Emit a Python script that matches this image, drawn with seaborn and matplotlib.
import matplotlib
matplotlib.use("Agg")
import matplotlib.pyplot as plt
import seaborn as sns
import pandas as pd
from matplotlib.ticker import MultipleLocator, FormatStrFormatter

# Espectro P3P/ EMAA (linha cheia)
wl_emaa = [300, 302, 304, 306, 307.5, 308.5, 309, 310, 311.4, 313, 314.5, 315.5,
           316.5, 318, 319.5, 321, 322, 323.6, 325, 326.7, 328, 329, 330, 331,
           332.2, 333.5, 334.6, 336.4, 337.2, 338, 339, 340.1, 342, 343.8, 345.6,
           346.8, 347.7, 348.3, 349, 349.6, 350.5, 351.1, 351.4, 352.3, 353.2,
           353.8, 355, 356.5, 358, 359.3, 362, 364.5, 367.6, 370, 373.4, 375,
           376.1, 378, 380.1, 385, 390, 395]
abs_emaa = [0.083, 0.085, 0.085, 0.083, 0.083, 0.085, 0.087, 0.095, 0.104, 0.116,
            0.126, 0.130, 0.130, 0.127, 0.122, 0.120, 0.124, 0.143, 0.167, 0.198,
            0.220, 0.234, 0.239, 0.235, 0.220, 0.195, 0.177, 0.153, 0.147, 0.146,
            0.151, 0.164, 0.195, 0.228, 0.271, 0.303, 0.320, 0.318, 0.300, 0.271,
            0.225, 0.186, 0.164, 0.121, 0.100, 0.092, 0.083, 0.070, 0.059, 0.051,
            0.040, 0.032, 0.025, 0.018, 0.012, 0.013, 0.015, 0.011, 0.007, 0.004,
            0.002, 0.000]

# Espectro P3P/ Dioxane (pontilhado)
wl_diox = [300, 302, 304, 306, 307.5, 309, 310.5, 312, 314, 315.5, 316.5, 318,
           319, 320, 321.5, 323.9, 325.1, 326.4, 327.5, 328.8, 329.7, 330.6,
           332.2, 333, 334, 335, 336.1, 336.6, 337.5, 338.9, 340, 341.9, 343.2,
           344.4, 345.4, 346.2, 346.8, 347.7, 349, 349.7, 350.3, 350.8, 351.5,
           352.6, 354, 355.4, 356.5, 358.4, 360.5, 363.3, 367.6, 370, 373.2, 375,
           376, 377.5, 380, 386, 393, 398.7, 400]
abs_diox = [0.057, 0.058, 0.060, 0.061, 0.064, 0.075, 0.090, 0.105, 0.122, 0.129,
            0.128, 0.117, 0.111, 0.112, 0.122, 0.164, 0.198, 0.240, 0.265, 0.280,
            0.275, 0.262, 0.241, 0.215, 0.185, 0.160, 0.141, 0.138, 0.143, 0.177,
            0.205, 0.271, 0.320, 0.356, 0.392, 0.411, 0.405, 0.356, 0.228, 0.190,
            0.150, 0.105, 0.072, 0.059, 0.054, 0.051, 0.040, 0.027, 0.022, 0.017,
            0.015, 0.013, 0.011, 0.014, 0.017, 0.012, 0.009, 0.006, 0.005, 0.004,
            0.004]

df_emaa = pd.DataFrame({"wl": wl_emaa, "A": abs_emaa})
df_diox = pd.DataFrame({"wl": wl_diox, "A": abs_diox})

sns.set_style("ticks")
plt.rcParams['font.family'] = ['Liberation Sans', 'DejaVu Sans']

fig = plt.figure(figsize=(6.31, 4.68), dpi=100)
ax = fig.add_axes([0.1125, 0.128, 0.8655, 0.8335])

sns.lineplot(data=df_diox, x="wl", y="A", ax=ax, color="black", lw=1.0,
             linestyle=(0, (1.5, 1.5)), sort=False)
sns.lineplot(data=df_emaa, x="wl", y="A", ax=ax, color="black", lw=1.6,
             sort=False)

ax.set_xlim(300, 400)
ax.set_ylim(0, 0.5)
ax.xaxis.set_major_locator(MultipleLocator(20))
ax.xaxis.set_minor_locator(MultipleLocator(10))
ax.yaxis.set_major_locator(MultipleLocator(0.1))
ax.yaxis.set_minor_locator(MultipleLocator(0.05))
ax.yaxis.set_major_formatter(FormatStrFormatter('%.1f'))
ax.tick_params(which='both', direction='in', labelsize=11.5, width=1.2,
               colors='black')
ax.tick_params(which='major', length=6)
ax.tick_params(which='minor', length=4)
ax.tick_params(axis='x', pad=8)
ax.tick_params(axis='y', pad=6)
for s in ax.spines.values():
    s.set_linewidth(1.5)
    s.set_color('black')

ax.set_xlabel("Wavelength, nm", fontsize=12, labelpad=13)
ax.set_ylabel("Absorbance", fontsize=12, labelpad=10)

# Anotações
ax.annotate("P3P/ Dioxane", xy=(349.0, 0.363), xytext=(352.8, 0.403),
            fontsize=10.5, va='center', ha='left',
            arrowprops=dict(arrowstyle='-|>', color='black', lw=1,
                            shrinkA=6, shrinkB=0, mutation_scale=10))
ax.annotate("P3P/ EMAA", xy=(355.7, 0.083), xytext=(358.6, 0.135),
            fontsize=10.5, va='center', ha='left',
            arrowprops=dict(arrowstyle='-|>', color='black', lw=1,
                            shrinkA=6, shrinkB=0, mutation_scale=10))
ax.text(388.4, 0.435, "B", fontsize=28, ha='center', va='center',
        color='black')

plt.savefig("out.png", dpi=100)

━━━━━━━━━━━━━━━━━━━━

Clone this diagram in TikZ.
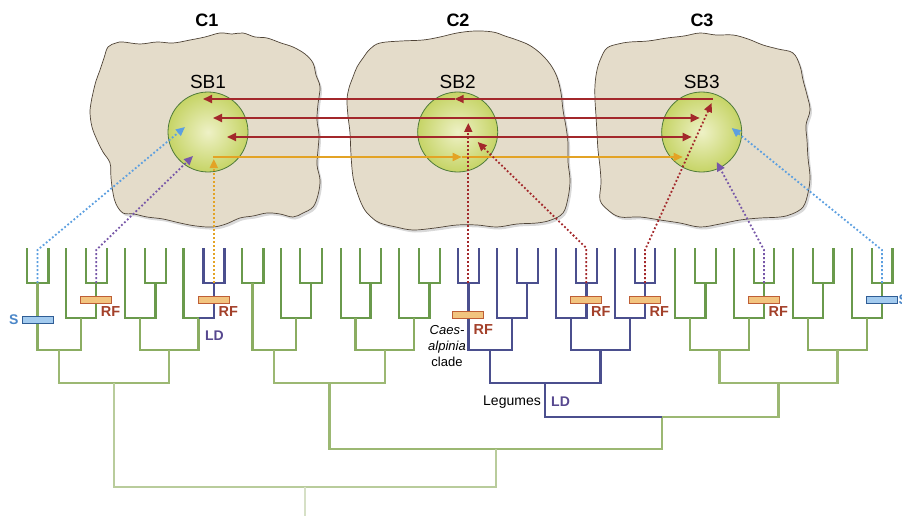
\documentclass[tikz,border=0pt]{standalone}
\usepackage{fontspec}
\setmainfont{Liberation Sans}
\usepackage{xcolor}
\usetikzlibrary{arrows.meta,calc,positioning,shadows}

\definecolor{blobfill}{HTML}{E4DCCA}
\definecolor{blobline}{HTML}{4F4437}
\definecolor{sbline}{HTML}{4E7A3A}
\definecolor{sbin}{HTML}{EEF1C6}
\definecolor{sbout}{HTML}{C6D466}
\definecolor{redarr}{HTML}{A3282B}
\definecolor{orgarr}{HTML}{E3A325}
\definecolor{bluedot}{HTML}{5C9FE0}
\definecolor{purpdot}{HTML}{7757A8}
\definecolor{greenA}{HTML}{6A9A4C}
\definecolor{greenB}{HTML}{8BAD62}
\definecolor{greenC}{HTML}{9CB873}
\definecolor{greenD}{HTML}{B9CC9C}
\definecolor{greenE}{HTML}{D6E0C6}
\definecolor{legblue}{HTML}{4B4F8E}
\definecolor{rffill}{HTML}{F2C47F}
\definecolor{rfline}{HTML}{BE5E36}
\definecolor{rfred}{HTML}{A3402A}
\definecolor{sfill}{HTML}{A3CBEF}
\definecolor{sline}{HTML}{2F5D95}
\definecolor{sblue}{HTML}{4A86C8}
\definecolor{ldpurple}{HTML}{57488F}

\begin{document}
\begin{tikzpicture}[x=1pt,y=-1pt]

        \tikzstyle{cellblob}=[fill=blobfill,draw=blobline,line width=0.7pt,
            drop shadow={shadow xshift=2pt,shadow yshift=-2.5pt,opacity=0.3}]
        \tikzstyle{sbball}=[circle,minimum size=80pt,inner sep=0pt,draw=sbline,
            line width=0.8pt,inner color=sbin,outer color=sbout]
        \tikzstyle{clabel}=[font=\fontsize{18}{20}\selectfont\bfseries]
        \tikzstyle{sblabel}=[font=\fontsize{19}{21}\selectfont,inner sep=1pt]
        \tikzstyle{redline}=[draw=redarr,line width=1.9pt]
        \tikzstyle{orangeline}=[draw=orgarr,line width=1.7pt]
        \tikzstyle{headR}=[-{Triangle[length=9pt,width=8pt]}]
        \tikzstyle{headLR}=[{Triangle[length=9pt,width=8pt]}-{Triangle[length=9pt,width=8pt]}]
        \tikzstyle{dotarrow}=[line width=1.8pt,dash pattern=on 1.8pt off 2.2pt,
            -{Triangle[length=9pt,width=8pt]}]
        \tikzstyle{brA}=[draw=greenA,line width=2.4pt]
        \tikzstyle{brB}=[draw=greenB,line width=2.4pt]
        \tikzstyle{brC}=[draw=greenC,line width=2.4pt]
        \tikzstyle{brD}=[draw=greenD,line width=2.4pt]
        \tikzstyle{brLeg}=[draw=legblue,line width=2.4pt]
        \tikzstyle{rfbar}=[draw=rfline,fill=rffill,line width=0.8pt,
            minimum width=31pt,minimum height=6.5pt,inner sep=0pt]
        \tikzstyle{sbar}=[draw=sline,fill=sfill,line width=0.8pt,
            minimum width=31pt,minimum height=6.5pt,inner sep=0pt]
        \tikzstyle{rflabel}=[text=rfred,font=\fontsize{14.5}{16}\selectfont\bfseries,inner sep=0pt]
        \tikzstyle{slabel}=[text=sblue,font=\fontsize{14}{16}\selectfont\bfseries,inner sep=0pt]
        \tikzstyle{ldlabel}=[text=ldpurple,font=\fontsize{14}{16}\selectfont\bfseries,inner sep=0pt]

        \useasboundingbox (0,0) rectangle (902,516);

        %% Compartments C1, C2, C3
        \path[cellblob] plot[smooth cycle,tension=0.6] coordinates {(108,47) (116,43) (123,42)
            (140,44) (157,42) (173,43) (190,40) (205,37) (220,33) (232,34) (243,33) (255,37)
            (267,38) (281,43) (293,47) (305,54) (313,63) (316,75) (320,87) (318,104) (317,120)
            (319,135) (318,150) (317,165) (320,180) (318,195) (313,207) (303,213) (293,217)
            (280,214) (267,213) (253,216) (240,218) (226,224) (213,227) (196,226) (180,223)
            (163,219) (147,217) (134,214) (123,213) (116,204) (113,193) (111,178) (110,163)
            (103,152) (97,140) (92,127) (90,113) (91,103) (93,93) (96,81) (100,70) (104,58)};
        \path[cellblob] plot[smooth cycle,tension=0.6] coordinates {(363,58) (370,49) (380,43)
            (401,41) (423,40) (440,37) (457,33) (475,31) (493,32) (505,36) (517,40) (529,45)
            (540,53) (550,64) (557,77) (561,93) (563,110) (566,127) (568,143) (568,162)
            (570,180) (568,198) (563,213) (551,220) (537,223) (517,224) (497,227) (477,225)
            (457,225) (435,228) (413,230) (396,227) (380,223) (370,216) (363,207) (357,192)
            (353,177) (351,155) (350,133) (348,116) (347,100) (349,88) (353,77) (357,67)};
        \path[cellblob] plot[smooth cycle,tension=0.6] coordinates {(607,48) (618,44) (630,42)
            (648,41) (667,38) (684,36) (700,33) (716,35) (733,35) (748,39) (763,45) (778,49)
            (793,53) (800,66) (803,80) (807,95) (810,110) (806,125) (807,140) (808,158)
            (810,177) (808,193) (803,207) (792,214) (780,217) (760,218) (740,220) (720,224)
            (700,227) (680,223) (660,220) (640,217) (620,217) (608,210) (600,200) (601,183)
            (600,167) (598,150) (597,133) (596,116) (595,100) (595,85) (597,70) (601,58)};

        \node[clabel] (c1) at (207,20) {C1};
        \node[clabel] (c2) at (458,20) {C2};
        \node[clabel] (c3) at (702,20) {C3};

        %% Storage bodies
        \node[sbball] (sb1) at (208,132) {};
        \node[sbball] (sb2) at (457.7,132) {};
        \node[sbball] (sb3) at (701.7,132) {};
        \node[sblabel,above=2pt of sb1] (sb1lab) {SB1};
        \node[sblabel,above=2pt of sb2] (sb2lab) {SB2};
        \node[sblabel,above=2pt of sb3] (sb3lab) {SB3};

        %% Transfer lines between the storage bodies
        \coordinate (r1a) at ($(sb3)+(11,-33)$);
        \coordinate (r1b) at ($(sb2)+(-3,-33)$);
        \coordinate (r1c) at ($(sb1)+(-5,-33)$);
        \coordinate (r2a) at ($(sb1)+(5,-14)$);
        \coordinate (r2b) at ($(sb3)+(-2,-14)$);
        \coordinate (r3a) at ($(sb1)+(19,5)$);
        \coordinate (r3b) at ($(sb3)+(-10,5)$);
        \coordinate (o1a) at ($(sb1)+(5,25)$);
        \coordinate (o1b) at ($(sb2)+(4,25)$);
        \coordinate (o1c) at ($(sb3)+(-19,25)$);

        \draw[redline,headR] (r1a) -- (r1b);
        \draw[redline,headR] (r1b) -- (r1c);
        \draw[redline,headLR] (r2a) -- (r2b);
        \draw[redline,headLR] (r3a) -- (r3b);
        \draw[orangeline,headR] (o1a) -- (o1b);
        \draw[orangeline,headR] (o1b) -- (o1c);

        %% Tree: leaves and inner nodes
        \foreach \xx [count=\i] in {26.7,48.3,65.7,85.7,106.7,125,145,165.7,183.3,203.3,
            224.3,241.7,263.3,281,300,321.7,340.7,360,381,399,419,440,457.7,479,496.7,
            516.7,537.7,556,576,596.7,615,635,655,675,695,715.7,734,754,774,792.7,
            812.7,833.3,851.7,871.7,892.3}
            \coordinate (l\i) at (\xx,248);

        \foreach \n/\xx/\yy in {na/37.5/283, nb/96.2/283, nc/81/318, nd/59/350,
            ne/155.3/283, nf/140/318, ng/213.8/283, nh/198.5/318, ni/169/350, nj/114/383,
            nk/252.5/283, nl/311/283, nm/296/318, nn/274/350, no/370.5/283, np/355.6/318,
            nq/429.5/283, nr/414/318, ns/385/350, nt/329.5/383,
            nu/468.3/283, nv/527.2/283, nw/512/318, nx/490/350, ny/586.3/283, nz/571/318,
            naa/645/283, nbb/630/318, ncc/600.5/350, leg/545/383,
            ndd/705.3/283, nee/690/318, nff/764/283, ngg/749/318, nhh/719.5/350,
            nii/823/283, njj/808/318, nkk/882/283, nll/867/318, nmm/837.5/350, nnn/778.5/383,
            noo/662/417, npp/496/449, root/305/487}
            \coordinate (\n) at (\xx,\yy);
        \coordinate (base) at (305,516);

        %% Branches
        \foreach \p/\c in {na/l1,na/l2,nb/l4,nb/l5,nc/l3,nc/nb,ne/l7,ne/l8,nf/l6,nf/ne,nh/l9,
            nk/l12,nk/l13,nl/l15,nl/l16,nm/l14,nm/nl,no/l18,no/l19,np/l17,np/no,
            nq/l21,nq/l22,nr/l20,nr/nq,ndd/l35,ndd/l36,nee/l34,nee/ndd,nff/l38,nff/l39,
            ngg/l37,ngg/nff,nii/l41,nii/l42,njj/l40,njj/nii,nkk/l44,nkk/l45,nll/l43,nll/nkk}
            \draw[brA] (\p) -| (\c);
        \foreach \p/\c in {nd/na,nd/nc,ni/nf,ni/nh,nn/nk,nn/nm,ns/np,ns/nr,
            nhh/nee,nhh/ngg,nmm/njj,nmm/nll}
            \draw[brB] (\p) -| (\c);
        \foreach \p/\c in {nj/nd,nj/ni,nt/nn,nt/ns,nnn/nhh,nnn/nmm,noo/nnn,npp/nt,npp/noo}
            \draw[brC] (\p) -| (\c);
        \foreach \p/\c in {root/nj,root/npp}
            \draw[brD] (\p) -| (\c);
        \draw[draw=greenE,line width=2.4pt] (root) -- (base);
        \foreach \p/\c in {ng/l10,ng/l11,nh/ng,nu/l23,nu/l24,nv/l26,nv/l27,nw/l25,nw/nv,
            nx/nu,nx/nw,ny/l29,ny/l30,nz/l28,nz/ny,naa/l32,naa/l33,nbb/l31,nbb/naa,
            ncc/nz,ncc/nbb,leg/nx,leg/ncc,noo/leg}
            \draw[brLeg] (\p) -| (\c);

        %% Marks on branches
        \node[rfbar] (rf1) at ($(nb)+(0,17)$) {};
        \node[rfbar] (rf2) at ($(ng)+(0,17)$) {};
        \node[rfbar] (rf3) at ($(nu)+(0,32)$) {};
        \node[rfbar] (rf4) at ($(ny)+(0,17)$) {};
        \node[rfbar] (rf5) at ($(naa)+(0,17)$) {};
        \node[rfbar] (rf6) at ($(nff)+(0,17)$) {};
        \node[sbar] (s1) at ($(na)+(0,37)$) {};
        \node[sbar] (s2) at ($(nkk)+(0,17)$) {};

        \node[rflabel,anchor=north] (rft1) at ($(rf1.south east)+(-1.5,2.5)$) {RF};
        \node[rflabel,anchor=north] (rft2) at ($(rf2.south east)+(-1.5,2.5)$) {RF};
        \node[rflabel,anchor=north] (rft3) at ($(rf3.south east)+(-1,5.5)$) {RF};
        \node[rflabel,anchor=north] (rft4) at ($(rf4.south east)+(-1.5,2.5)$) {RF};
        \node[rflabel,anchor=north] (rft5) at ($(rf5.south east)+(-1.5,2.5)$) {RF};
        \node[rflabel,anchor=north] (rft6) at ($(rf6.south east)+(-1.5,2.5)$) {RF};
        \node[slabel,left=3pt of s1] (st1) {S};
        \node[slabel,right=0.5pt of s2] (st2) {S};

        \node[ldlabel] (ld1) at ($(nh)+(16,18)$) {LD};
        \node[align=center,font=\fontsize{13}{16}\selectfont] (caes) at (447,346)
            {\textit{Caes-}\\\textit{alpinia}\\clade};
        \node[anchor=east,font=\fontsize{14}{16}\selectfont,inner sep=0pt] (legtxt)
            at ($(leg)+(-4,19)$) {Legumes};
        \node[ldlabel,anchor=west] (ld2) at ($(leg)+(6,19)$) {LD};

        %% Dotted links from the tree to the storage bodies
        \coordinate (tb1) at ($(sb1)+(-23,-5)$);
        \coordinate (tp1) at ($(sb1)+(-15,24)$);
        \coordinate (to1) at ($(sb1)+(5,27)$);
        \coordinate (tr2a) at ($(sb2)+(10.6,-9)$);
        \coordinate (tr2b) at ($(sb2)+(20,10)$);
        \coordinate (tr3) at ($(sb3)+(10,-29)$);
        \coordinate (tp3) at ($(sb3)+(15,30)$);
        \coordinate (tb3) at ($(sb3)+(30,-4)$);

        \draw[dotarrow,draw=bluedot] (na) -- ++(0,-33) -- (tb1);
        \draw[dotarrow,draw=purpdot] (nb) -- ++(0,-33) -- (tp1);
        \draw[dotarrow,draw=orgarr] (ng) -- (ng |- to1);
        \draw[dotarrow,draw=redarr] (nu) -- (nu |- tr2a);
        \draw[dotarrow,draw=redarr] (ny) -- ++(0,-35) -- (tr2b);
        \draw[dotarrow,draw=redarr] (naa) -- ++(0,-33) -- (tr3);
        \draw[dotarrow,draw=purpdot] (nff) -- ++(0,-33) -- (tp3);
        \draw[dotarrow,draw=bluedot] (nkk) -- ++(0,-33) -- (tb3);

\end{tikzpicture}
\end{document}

━━━━━━━━━━━━━━━━━━━━

§ **Task instructions**
Taking the records above, retype every line from the one with "Emit a Python" down to the one with "from matplotlib.ticker import", exactly and with nothing else.

§ **Answer**
Emit a Python script that matches this image, drawn with seaborn and matplotlib.
import matplotlib
matplotlib.use("Agg")
import matplotlib.pyplot as plt
import seaborn as sns
import pandas as pd
from matplotlib.ticker import MultipleLocator, FormatStrFormatter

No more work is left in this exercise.